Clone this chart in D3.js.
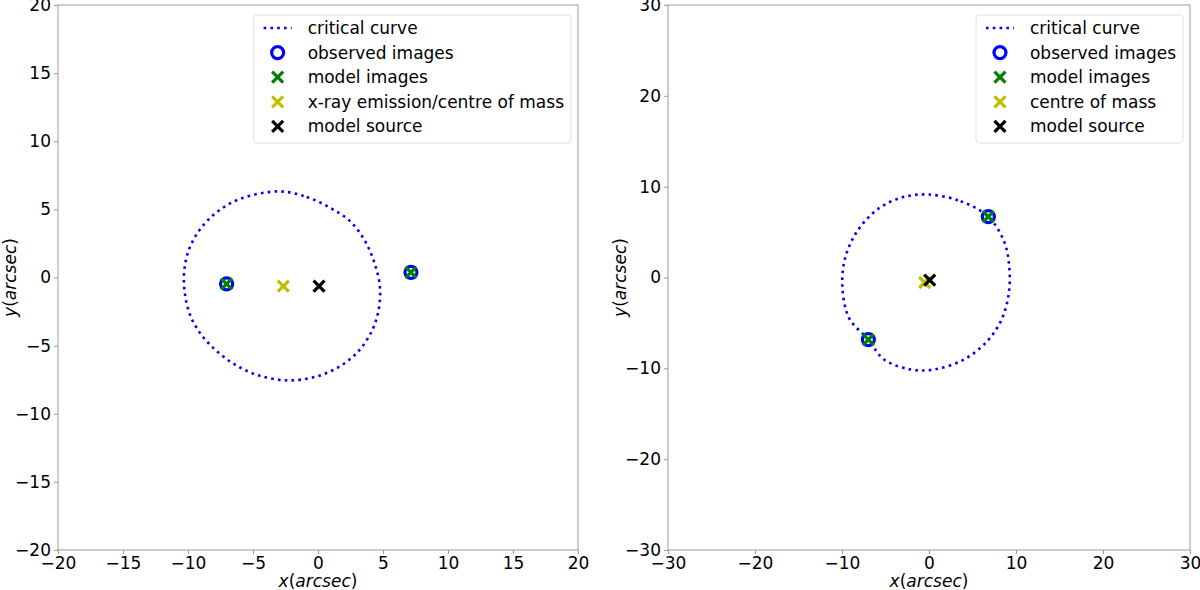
<!DOCTYPE html>
<html>
<head>
<meta charset="utf-8">
<script src="https://cdn.jsdelivr.net/npm/d3@7"></script>
<style>
  body { margin: 0; background: white; }
  svg { display: block; }
  text { font-family: "DejaVu Sans", sans-serif; }
</style>
</head>
<body>
<div id="chart"></div>
<script>
// left panel: critical curve points
const leftCurveX = [-3.0, -0.87, 0.92, 2.46, 3.62, 4.38, 4.77, 4.64, 4.13, 3.1, 1.69, -0.1, -2.35, -4.59, -6.38, -7.92, -9.08, -9.85, -10.23, -10.3, -9.97, -9.08, -7.67, -5.87];
const leftCurveY = [6.32, 5.91, 5.12, 4.14, 2.67, 0.96, -0.76, -2.48, -3.95, -5.42, -6.52, -7.26, -7.55, -7.18, -6.4, -5.29, -4.07, -2.72, -1.25, 0.34, 1.94, 3.53, 4.88, 5.81];
const leftObsX = [-7.03, 7.15];
const leftObsY = [-0.47, 0.38];
const leftModelX = [-7.03, 7.15];
const leftModelY = [-0.47, 0.38];
const leftComX = [-2.67];
const leftComY = [-0.64];
const leftSrcX = [0.08];
const leftSrcY = [-0.64];
const leftTicks = [-20, -15, -10, -5, 0, 5, 10, 15, 20];
const leftLabels = ["critical curve", "observed images", "model images", "x-ray emission/centre of mass", "model source"];

// right panel
const rightCurveX = [-0.2, 3.64, 6.82, 8.62, 9.2, 9.2, 8.43, 6.7, 4.02, 0.57, -2.1, -5.17, -6.97, -9.2, -9.97, -9.58, -8.24, -5.94, -3.25];
const rightCurveY = [9.14, 8.4, 6.68, 4.0, 1.43, -1.5, -4.44, -7.0, -9.03, -10.13, -10.13, -9.03, -6.83, -4.44, -0.77, 2.35, 5.1, 7.49, 8.78];
const rightObsX = [6.82, -6.97];
const rightObsY = [6.7, -6.83];
const rightModelX = [6.82, -6.97];
const rightModelY = [6.7, -6.83];
const rightComX = [-0.5];
const rightComY = [-0.55];
const rightSrcX = [0.08];
const rightSrcY = [-0.3];
const rightTicks = [-30, -20, -10, 0, 10, 20, 30];
const rightLabels = ["critical curve", "observed images", "model images", "centre of mass", "model source"];

const width = 1200, height = 590;
const svg = d3.select("#chart").append("svg")
  .attr("width", width)
  .attr("height", height);

const spine = "#999";
const fontSize = 17;

function crossPath(s) {
  return `M${-s},${-s}L${s},${s}M${-s},${s}L${s},${-s}`;
}

function drawPanel(p) {
  const x = d3.scaleLinear().domain(p.domain).range([p.left, p.right]);
  const y = d3.scaleLinear().domain(p.domain).range([p.bottom, p.top]);

  const g = svg.append("g");

  // Eixo X
  const gx = g.append("g")
    .attr("transform", `translate(0,${p.bottom})`)
    .call(d3.axisBottom(x).tickValues(p.ticks).tickSize(4).tickSizeOuter(0).tickPadding(3));
  gx.select(".domain").remove();
  gx.selectAll("line").attr("stroke", spine);
  gx.selectAll("text").style("font-size", fontSize + "px").attr("fill", "black");

  // Eixo Y
  const gy = g.append("g")
    .attr("transform", `translate(${p.left},0)`)
    .call(d3.axisLeft(y).tickValues(p.ticks).tickSize(4).tickSizeOuter(0).tickPadding(3));
  gy.select(".domain").remove();
  gy.selectAll("line").attr("stroke", spine);
  gy.selectAll("text").style("font-size", fontSize + "px").attr("fill", "black");

  // moldura
  g.append("rect")
    .attr("x", p.left).attr("y", p.top)
    .attr("width", p.right - p.left).attr("height", p.bottom - p.top)
    .attr("fill", "none").attr("stroke", spine).attr("stroke-width", 1);

  // curva crítica
  const pts = p.curveX.map((v, i) => [v, p.curveY[i]]);
  g.append("path")
    .datum(pts)
    .attr("d", d3.line().x(d => x(d[0])).y(d => y(d[1])).curve(d3.curveCatmullRomClosed))
    .attr("fill", "none")
    .attr("stroke", "#0000ff")
    .attr("stroke-width", 2.6)
    .attr("stroke-dasharray", "2.6 4.2");

  // imagens observadas
  g.selectAll(".obs")
    .data(p.obsX.map((v, i) => [v, p.obsY[i]]))
    .enter().append("circle")
    .attr("cx", d => x(d[0])).attr("cy", d => y(d[1]))
    .attr("r", 6).attr("fill", "none")
    .attr("stroke", "#0000ff").attr("stroke-width", 3.2);

  const crosses = [
    [p.modelX, p.modelY, "#008000"],
    [p.comX, p.comY, "#bfbf00"],
    [p.srcX, p.srcY, "black"]
  ];
  crosses.forEach(([xs, ys, col]) => {
    g.selectAll(null)
      .data(xs.map((v, i) => [v, ys[i]]))
      .enter().append("path")
      .attr("transform", d => `translate(${x(d[0])},${y(d[1])})`)
      .attr("d", crossPath(5.5))
      .attr("stroke", col).attr("stroke-width", 3.2).attr("fill", "none");
  });

  // rótulos dos eixos
  const xl = g.append("text")
    .attr("x", (p.left + p.right) / 2)
    .attr("y", 587)
    .attr("text-anchor", "middle")
    .style("font-size", fontSize + "px");
  xl.append("tspan").attr("font-style", "italic").text("x");
  xl.append("tspan").text("(");
  xl.append("tspan").attr("font-style", "italic").text("arcsec");
  xl.append("tspan").text(")");

  const yl = g.append("text")
    .attr("transform", `translate(${p.left - 42},${(p.top + p.bottom) / 2}) rotate(-90)`)
    .attr("text-anchor", "middle")
    .style("font-size", fontSize + "px");
  yl.append("tspan").attr("font-style", "italic").text("y");
  yl.append("tspan").text("(");
  yl.append("tspan").attr("font-style", "italic").text("arcsec");
  yl.append("tspan").text(")");

  // legenda
  const leg = g.append("g");
  const box = leg.append("rect")
    .attr("fill", "white")
    .attr("stroke", "#e0e0e0")
    .attr("rx", 3);
  const rowH = 24.6;
  const texts = [];
  p.labels.forEach((lab, i) => {
    const t = leg.append("text")
      .attr("x", 54)
      .attr("y", 13 + i * rowH)
      .attr("dy", "0.35em")
      .style("font-size", fontSize + "px")
      .text(lab);
    texts.push(t.node().getComputedTextLength());
  });
  const bw = 54 + d3.max(texts) + 7;
  const bh = 128;
  box.attr("width", bw).attr("height", bh);
  leg.attr("transform", `translate(${p.right - 7 - bw},${p.top + 10})`);

  leg.append("line")
    .attr("x1", 10).attr("x2", 38).attr("y1", 13).attr("y2", 13)
    .attr("stroke", "#0000ff").attr("stroke-width", 2.6)
    .attr("stroke-dasharray", "2.6 4.2");
  leg.append("circle")
    .attr("cx", 24).attr("cy", 13 + rowH).attr("r", 6)
    .attr("fill", "none").attr("stroke", "#0000ff").attr("stroke-width", 3.2);
  ["#008000", "#bfbf00", "black"].forEach((col, i) => {
    leg.append("path")
      .attr("transform", `translate(24,${13 + (i + 2) * rowH})`)
      .attr("d", crossPath(5.5))
      .attr("stroke", col).attr("stroke-width", 3.2).attr("fill", "none");
  });
}

drawPanel({
  domain: [-20, 20], left: 58, right: 578, top: 5, bottom: 550,
  ticks: leftTicks, labels: leftLabels,
  curveX: leftCurveX, curveY: leftCurveY,
  obsX: leftObsX, obsY: leftObsY,
  modelX: leftModelX, modelY: leftModelY,
  comX: leftComX, comY: leftComY,
  srcX: leftSrcX, srcY: leftSrcY
});

drawPanel({
  domain: [-30, 30], left: 668, right: 1190, top: 5, bottom: 550,
  ticks: rightTicks, labels: rightLabels,
  curveX: rightCurveX, curveY: rightCurveY,
  obsX: rightObsX, obsY: rightObsY,
  modelX: rightModelX, modelY: rightModelY,
  comX: rightComX, comY: rightComY,
  srcX: rightSrcX, srcY: rightSrcY
});
</script>
</body>
</html>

···

> _TASK PROMPT_: Wherever "chart" shows up in a line, copy that line.

> _WORKED ANSWER_:
Clone this chart in D3.js.
<div id="chart"></div>
const svg = d3.select("#chart").append("svg")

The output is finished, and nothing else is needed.